* [Request]: Retype the whole listing, please, keeping every line exact and dropping the pictures.

* [Material provided]:

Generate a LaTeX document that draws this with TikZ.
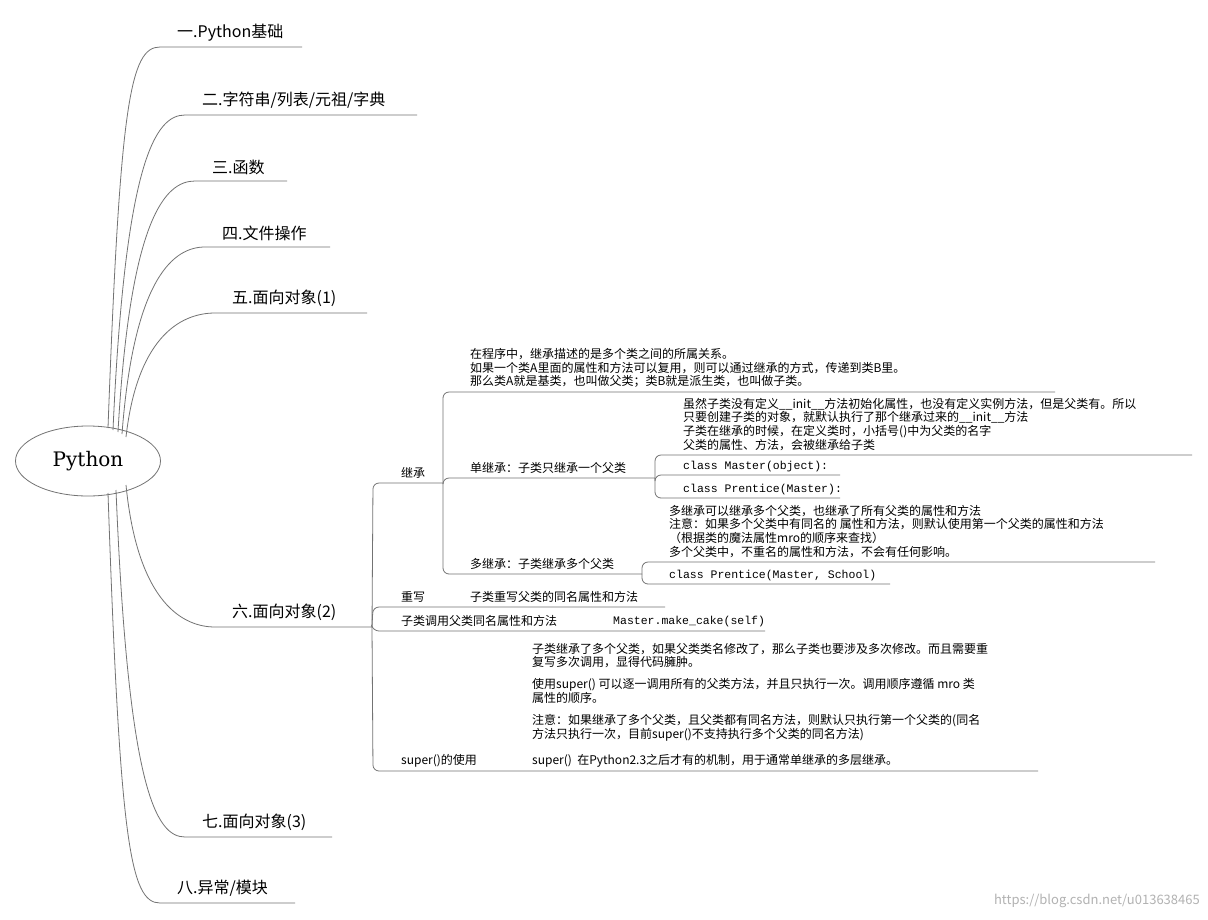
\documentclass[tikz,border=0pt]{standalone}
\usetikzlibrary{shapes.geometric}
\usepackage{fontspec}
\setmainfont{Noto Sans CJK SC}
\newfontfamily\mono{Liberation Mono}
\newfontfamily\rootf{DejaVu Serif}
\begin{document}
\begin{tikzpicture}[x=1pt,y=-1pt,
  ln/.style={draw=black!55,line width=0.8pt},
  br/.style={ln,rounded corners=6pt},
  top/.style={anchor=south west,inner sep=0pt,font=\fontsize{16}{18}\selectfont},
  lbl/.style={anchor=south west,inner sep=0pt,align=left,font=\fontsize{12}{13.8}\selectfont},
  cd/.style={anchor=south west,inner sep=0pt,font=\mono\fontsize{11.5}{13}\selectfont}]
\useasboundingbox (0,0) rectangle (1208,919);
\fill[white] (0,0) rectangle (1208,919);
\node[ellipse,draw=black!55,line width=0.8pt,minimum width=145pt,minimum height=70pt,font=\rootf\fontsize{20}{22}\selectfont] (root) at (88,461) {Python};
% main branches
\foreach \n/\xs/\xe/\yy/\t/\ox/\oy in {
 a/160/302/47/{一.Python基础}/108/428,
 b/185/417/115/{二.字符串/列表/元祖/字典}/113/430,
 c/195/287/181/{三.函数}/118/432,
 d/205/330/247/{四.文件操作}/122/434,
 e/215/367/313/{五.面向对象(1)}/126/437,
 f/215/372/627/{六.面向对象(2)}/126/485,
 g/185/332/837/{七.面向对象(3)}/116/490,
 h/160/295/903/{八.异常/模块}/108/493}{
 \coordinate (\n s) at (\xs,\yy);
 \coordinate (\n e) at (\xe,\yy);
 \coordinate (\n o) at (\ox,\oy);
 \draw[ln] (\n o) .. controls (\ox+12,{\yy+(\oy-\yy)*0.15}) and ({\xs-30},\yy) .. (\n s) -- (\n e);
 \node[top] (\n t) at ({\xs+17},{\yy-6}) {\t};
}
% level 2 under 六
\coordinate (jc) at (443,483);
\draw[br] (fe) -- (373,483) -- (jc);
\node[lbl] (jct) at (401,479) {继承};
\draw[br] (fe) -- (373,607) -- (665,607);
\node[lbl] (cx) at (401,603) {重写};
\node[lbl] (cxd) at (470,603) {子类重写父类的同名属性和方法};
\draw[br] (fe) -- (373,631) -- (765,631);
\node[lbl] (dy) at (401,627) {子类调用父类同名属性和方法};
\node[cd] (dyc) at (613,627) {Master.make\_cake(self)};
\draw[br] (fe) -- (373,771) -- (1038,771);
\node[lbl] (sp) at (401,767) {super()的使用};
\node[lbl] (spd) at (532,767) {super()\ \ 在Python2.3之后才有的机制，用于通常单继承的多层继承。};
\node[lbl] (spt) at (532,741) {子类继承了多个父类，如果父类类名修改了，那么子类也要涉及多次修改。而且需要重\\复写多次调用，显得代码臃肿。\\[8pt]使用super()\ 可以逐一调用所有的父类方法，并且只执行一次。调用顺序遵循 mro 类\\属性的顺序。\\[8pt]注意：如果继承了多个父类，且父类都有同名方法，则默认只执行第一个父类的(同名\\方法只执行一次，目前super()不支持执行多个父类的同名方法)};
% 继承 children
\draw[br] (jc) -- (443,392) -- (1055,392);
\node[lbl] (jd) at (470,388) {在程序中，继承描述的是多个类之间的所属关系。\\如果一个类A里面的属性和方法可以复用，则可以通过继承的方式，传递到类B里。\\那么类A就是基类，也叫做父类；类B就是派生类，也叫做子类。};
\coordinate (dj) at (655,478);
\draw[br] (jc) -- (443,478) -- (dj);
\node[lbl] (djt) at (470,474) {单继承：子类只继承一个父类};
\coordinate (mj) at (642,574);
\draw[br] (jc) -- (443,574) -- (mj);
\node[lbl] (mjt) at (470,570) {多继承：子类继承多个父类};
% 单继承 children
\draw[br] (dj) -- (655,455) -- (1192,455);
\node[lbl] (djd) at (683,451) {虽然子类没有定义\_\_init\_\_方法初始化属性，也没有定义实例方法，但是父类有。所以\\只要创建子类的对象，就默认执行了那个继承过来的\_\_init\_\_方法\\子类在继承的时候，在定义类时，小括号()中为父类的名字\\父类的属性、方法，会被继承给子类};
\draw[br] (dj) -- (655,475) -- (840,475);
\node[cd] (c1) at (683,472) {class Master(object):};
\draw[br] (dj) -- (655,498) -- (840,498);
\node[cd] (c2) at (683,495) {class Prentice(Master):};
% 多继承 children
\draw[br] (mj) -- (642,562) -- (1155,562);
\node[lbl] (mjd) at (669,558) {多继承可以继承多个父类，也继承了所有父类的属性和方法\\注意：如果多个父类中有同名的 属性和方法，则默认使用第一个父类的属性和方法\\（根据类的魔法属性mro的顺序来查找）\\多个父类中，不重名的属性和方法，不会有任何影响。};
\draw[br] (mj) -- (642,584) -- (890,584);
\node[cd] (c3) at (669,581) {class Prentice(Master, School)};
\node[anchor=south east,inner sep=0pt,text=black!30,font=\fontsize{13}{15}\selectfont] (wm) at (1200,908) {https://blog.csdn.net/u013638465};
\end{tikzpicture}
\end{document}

* [Solution]:
Generate a LaTeX document that draws this with TikZ.
\documentclass[tikz,border=0pt]{standalone}
\usetikzlibrary{shapes.geometric}
\usepackage{fontspec}
\setmainfont{Noto Sans CJK SC}
\newfontfamily\mono{Liberation Mono}
\newfontfamily\rootf{DejaVu Serif}
\begin{document}
\begin{tikzpicture}[x=1pt,y=-1pt,
  ln/.style={draw=black!55,line width=0.8pt},
  br/.style={ln,rounded corners=6pt},
  top/.style={anchor=south west,inner sep=0pt,font=\fontsize{16}{18}\selectfont},
  lbl/.style={anchor=south west,inner sep=0pt,align=left,font=\fontsize{12}{13.8}\selectfont},
  cd/.style={anchor=south west,inner sep=0pt,font=\mono\fontsize{11.5}{13}\selectfont}]
\useasboundingbox (0,0) rectangle (1208,919);
\fill[white] (0,0) rectangle (1208,919);
\node[ellipse,draw=black!55,line width=0.8pt,minimum width=145pt,minimum height=70pt,font=\rootf\fontsize{20}{22}\selectfont] (root) at (88,461) {Python};
% main branches
\foreach \n/\xs/\xe/\yy/\t/\ox/\oy in {
 a/160/302/47/{一.Python基础}/108/428,
 b/185/417/115/{二.字符串/列表/元祖/字典}/113/430,
 c/195/287/181/{三.函数}/118/432,
 d/205/330/247/{四.文件操作}/122/434,
 e/215/367/313/{五.面向对象(1)}/126/437,
 f/215/372/627/{六.面向对象(2)}/126/485,
 g/185/332/837/{七.面向对象(3)}/116/490,
 h/160/295/903/{八.异常/模块}/108/493}{
 \coordinate (\n s) at (\xs,\yy);
 \coordinate (\n e) at (\xe,\yy);
 \coordinate (\n o) at (\ox,\oy);
 \draw[ln] (\n o) .. controls (\ox+12,{\yy+(\oy-\yy)*0.15}) and ({\xs-30},\yy) .. (\n s) -- (\n e);
 \node[top] (\n t) at ({\xs+17},{\yy-6}) {\t};
}
% level 2 under 六
\coordinate (jc) at (443,483);
\draw[br] (fe) -- (373,483) -- (jc);
\node[lbl] (jct) at (401,479) {继承};
\draw[br] (fe) -- (373,607) -- (665,607);
\node[lbl] (cx) at (401,603) {重写};
\node[lbl] (cxd) at (470,603) {子类重写父类的同名属性和方法};
\draw[br] (fe) -- (373,631) -- (765,631);
\node[lbl] (dy) at (401,627) {子类调用父类同名属性和方法};
\node[cd] (dyc) at (613,627) {Master.make\_cake(self)};
\draw[br] (fe) -- (373,771) -- (1038,771);
\node[lbl] (sp) at (401,767) {super()的使用};
\node[lbl] (spd) at (532,767) {super()\ \ 在Python2.3之后才有的机制，用于通常单继承的多层继承。};
\node[lbl] (spt) at (532,741) {子类继承了多个父类，如果父类类名修改了，那么子类也要涉及多次修改。而且需要重\\复写多次调用，显得代码臃肿。\\[8pt]使用super()\ 可以逐一调用所有的父类方法，并且只执行一次。调用顺序遵循 mro 类\\属性的顺序。\\[8pt]注意：如果继承了多个父类，且父类都有同名方法，则默认只执行第一个父类的(同名\\方法只执行一次，目前super()不支持执行多个父类的同名方法)};
% 继承 children
\draw[br] (jc) -- (443,392) -- (1055,392);
\node[lbl] (jd) at (470,388) {在程序中，继承描述的是多个类之间的所属关系。\\如果一个类A里面的属性和方法可以复用，则可以通过继承的方式，传递到类B里。\\那么类A就是基类，也叫做父类；类B就是派生类，也叫做子类。};
\coordinate (dj) at (655,478);
\draw[br] (jc) -- (443,478) -- (dj);
\node[lbl] (djt) at (470,474) {单继承：子类只继承一个父类};
\coordinate (mj) at (642,574);
\draw[br] (jc) -- (443,574) -- (mj);
\node[lbl] (mjt) at (470,570) {多继承：子类继承多个父类};
% 单继承 children
\draw[br] (dj) -- (655,455) -- (1192,455);
\node[lbl] (djd) at (683,451) {虽然子类没有定义\_\_init\_\_方法初始化属性，也没有定义实例方法，但是父类有。所以\\只要创建子类的对象，就默认执行了那个继承过来的\_\_init\_\_方法\\子类在继承的时候，在定义类时，小括号()中为父类的名字\\父类的属性、方法，会被继承给子类};
\draw[br] (dj) -- (655,475) -- (840,475);
\node[cd] (c1) at (683,472) {class Master(object):};
\draw[br] (dj) -- (655,498) -- (840,498);
\node[cd] (c2) at (683,495) {class Prentice(Master):};
% 多继承 children
\draw[br] (mj) -- (642,562) -- (1155,562);
\node[lbl] (mjd) at (669,558) {多继承可以继承多个父类，也继承了所有父类的属性和方法\\注意：如果多个父类中有同名的 属性和方法，则默认使用第一个父类的属性和方法\\（根据类的魔法属性mro的顺序来查找）\\多个父类中，不重名的属性和方法，不会有任何影响。};
\draw[br] (mj) -- (642,584) -- (890,584);
\node[cd] (c3) at (669,581) {class Prentice(Master, School)};
\node[anchor=south east,inner sep=0pt,text=black!30,font=\fontsize{13}{15}\selectfont] (wm) at (1200,908) {https://blog.csdn.net/u013638465};
\end{tikzpicture}
\end{document}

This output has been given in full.